THL Toolbox > Reference > Dictionaries > Tibetan Translation Tool

Tibetan Translation Tool Technical Documentation

Contributor(s): Andres Montano, Zach Rowinski.

Quick Links to Further Information on this Tool

Introduction

The Tibetan to English Dictionary and Translation Tool takes Tibetan language passages – which can be cut and pasted in, typed in external link: Wylie transliteration, or typed in Tibetan script – and breaks down the passages into their component phrases and words, and displays corresponding dictionary definitions. The Tibetan Translation Tool can be used external link: online on THL without any installation. However, with some simple installation, you can also run it online with more advanced functionality, such as typing in Tibetan script instead of roman script transliteration (external link: Wylie). In addition, it is also possible to install the software on your own computer and then run the Tibetan Translation Tool offline without an Internet connection. Please see the Quick Links above for further details on installation, the dictionary content, user instructions, and technical notes, respectively.

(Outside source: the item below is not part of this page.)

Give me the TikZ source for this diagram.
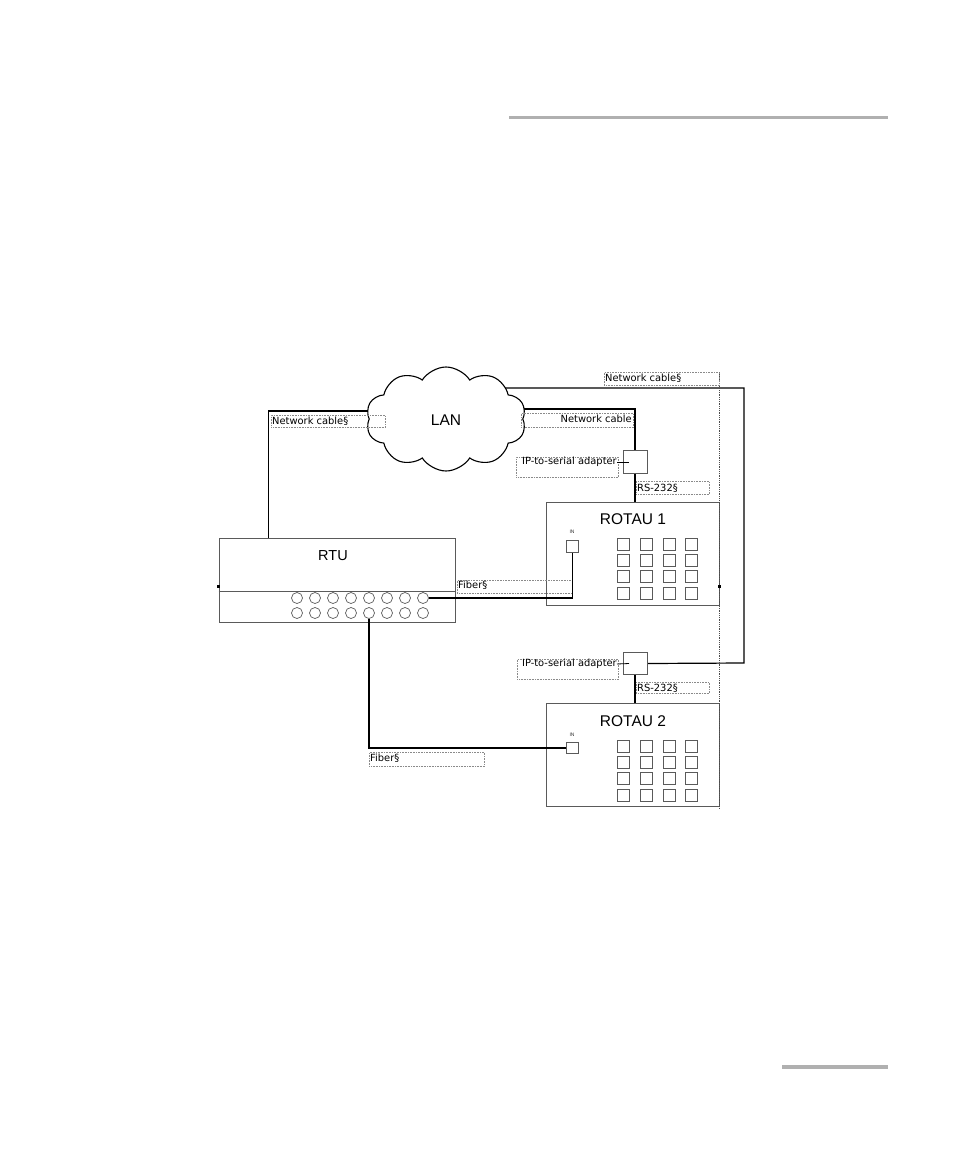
\documentclass[tikz,border=0pt]{standalone}
\usepackage{fontspec}
\setmainfont{Liberation Sans}
\newfontfamily\lblfont{DejaVu Sans}
\usetikzlibrary{shapes.symbols,calc}
\pgfdeclarelayer{bg}
\pgfsetlayers{bg,main}
\definecolor{boxgray}{HTML}{5A5A5A}
\definecolor{bargray}{HTML}{B0B0B0}
\definecolor{dotgray}{HTML}{8A8A8A}
\tikzset{
  wire/.style={line width=1.2pt, black},
  lblbox/.style={draw=dotgray, densely dotted, line width=0.6pt, inner sep=0pt, anchor=north west},
  lbltxt/.style={font=\lblfont\fontsize{9.9}{12}\selectfont, inner sep=0pt, text=black},
  devbox/.style={draw=boxgray, line width=0.8pt, inner sep=0pt},
  title/.style={font=\fontsize{15.5}{17}\selectfont, inner sep=0pt, text=black},
  port/.style={circle, draw=boxgray, line width=0.7pt, minimum size=11pt, inner sep=0pt},
  sq/.style={draw=boxgray, line width=0.7pt, minimum size=12pt, inner sep=0pt},
  inport/.style={draw=boxgray, line width=0.7pt, minimum size=11.5pt, inner sep=0pt},
  adapter/.style={draw=boxgray, line width=0.8pt, fill=white, minimum width=24pt, minimum height=22.5pt, inner sep=0pt},
  tiny/.style={font=\fontsize{5}{6}\selectfont, inner sep=0pt, text=black!80},
  bar/.style={fill=bargray, draw=none}
}
\begin{document}
\begin{tikzpicture}[x=1pt,y=-1pt]
\useasboundingbox (0,0) rectangle (954,1158);
% page bars
\fill[bargray] (509,116) rectangle (888,119.5);
\fill[bargray] (782,1065) rectangle (888,1068.5);

% cloud
\node[cloud, cloud puffs=10, cloud puff arc=115, aspect=1.6, draw=black, line width=1.1pt, fill=white,
      minimum width=160pt, minimum height=104pt, inner sep=0pt] (lan) at (446,419) {};
\node[title] at (446,420) {LAN};
\coordinate (lanL) at (385,411);
\coordinate (lanR1) at (495,388);
\coordinate (lanR2) at (505,409);

% RTU
\node[devbox, minimum width=236pt, minimum height=84pt] (rtu) at (337,580) {};
\draw[boxgray, line width=0.8pt] (rtu.west |- 0,591) -- (rtu.east |- 0,591);
\node[font=\fontsize{14.5}{16}\selectfont, inner sep=0pt, text=black] (rtut) at (333,556) {RTU};
\foreach \i in {1,...,8} {
  \node[port] (pt\i) at ({297+18*(\i-1)},598) {};
  \node[port] (pb\i) at ({297+18*(\i-1)},613) {};
}
\fill[black] (217,584.5) rectangle (219.5,588);

% ROTAU 1
\node[devbox, minimum width=173pt, minimum height=103pt, anchor=north west] (r1) at (546,502) {};
\node[title] at (633,519) {ROTAU 1};
\node[tiny] at (572,532) {IN};
\node[inport] (in1) at (572.5,546.5) {};
\foreach \c/\x in {1/623,2/646,3/669,4/691} {
  \foreach \r/\y in {1/544,2/560,3/576,4/593} {
    \node[sq] (a\c\r) at (\x,\y) {};
  }
}

% ROTAU 2
\node[devbox, minimum width=173pt, minimum height=103pt, anchor=north west] (r2) at (546,703) {};
\node[title] at (633,721) {ROTAU 2};
\node[tiny] at (572,735) {IN};
\node[inport] (in2) at (572.5,748) {};
\foreach \c/\x in {1/623,2/646,3/669,4/691} {
  \foreach \r/\y in {1/746,2/762,3/778,4/795} {
    \node[sq] (b\c\r) at (\x,\y) {};
  }
}

% dotted right guide
\coordinate (gtop) at (719,372);
\coordinate (gbot) at (719,808);
\draw[black!70, densely dotted, line width=0.8pt] (gtop) -- (gbot);
\fill[black] (718,584.5) rectangle (721,588);

% adapters
\node[adapter] (ad1) at (635,462) {};
\node[adapter] (ad2) at (635,663.5) {};

% labels
\node[lblbox, minimum width=114pt, minimum height=12pt] (nclb) at (271,415) {};
\node[lbltxt, anchor=west] (nclt) at (272,421) {Network cable§};
\node[lblbox, minimum width=115pt, minimum height=13pt] (nctb) at (604,372) {};
\node[lbltxt, anchor=west] (nctt) at (605,378) {Network cable§};
\node[lblbox, minimum width=112pt, minimum height=14pt] (nc2b) at (521,413) {};
\node[lbltxt, anchor=east] (nc2t) at (632,418.5) {Network cable};
\node[lblbox, minimum width=102pt, minimum height=20pt] (ip1b) at (516,457) {};
\node[lbltxt, anchor=east] (ip1t) at (617,462) {IP-to-serial adapter};
\node[lblbox, minimum width=73pt, minimum height=13pt] (rs1b) at (636,481) {};
\node[lbltxt, anchor=west] (rs1t) at (637,488) {RS-232§};
\node[lblbox, minimum width=115pt, minimum height=13pt] (fb1b) at (457,580) {};
\node[lbltxt, anchor=west] (fb1t) at (458,585) {Fiber§};
\node[lblbox, minimum width=101pt, minimum height=20pt] (ip2b) at (517,659) {};
\node[lbltxt, anchor=east] (ip2t) at (617,664) {IP-to-serial adapter};
\node[lblbox, minimum width=73pt, minimum height=11pt] (rs2b) at (636,682) {};
\node[lbltxt, anchor=west] (rs2t) at (637,688) {RS-232§};
\node[lblbox, minimum width=115pt, minimum height=14pt] (fb2b) at (369,752) {};
\node[lbltxt, anchor=west] (fb2t) at (370,758) {Fiber§};

% connectors (behind cloud)
\begin{pgfonlayer}{bg}
\draw[wire] ([xshift=50pt]rtu.north west) |- (lanL);
\draw[wire] (lanR1) -| (744,663) -- (ad2.east);
\draw[wire] (lanR2) -| (ad1.north);
\end{pgfonlayer}
\draw[wire] (ad1.south) -- (ad1.south |- r1.north);
\draw[wire] (ad2.south) -- (ad2.south |- r2.north);
\draw[black, line width=0.8pt] (ip1t.east) -- ([xshift=-6pt]ad1.center);
\draw[black, line width=0.8pt] (ip2t.east) -- ([xshift=-6pt]ad2.center);
\draw[wire] (pt8.east) -| (in1.south);
\draw[wire] (pb5.south) |- (in2.west);
\end{tikzpicture}
\end{document}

The tool was developed and implemented in its current state by Andrés Montano Pellegrini at the University of Virginia, while the Tibetan script input facility was built by Edward Garrett while working at the University of Virginia.

This tool partially automates the process of translation by breaking up a sentence/paragraph entered in external link: Extended Wylie or Tibetan script into the biggest component parts it can find in multiple dictionary databases. Then for each component part found, it displays its stored definitions and relevant information. This will thus often yield only the definition of a long phrase, rather than its component words, but one can also search for the syllables of that phrase one by one separately. In the Tibetan language, the boundaries of individual words are not marked in any manner such as the way in which spaces separate and mark words in English. Instead, there is a punctuation mark called a "tsheg" which separates each syllable. Thus while syllabic boundaries are utterly explicit, word boundaries are often unclear. One of the main difficulties beginning students thus have with translating Tibetan texts is figuring out where each word ends and the next word starts, and determining what series of syllables to look up in the dictionary either as constituting a single word or a larger compound phrase. This entails a very time consuming process of looking up multiple combinations of syllables to determine which are found within a given dictionary.

Future Plans

There are plans to build a parser on top of the scanner. Currently the utility is working as a scanner. It takes its input and identifies its individual elements that constitute it. Eventually the scanner will be only the first phase of a bigger Tibetan to English Translation Utility. The second phase is to build a parser on top of the scanner. The parser would determine how such individual elements are related to each other according to pre-determined grammatical rules. Ideally, it would figure out the Tibetan grammar and produce an English sentence.

Suggestions are Welcome!

Please submit to THL your suggestions (as comments to this entry) regarding:

  • Bugs that need to be fixed.
  • Other Tibetan to English dictionaries that could be made available online through this utility.
  • Installation tips on platforms not documented here.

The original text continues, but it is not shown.